I am responding to ZwickSan who is inquiring about a round trip in Acrobat. You probably haven't received an answer because there are as many "work-arounds" as there are products that work with Acrobat - and it is covered in the Acrobat Guide if you look under "Selecting" text. Acrobat is at the distribution end of the document chain; not the creation. Therefore, it does not "go back" elegantly.
My assumption: This is an electronic document which was converted from Word to PDF.
My response:
The preferred way to update a pdf is to go back to the original, do another conversion to PDF and a compare documents in Exchange - then change the original - but it sounds as though you cannot or do not have that option. Many of us have begged Adobe to do "round-tripping" better and they said they would work on it... we'll see. For now, here is the way I do it when I have to.

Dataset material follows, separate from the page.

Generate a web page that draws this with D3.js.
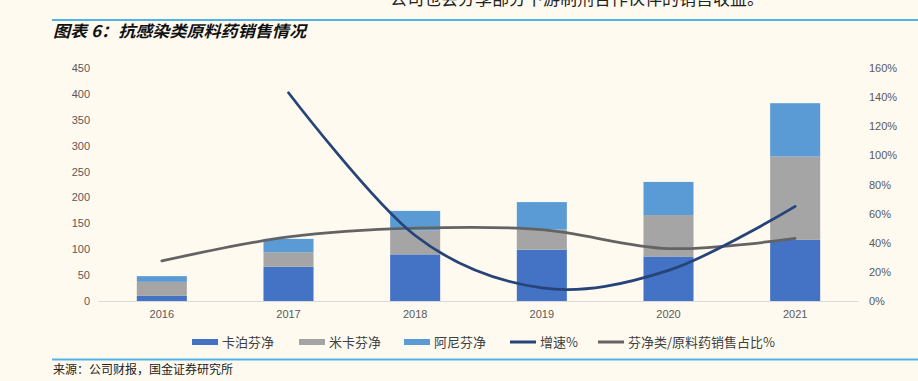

1. Open the doc in Acrobat Exchange 4.x -this will not work in 3.x versions. 2. Open the Adobe Help Guide in the Help Main Menu item to Page 285 - be sure to look at Page 288 concerning retaining the formatting: Excerpt --{"Selecting tables and formatted text (Windows)"
The table/formatted text select tool allows you to select tables and text in a PDF document and retain the original formatting when the material is copied (or imported) into other applications. You can specify vertical or horizontal format, the type of text flow, and whether you want ANSI (simple text) or Rich Text Format (RTF). You can copy and export selected tables and text in the following ways:}
It goes on for several pages.
3. Open Word and paste -- I suggest opening a document in Word that would have the same "Styles" that you want your pasted text to be and use it as a template - or open a blank template if you have one that is what you want.
NO, THE PDF WILL NOT AUTOMATICALLY FORMAT TO THE WORD STYLES. You will have to do a lot of cleanup.
NO, THE PAGE LAYOUT AND PAGINATION WILL NOT BE MAINTAINED EITHER.
YES, YOU WILL HAVE TO DO A GLOBAL SWEEP IN WORD TO GET RID OF THE HARD CODED RETURNS THAT ARE INHERENT IN ACROBAT.
Is this better than re-typing? It depends on how large the document is and what your QA processes are for conversion.
ANOTHER WAY... This may seem strange, but I sometimes get MUCH better results doing this... especially with electronic documents (meaning ones that have not been scanned; but have been saved as pdf).
1. Save your PDF as an EPS. 2. Open it in Photoshop (I don't know if you have Photoshop, but I suspect so) and Save it as a .TIF 3. Open it in Text Bridge and do the capture.
Hope this helps - it isn't easy either way, but it does beat any number of ways we used to do conversions as recently as five years ago.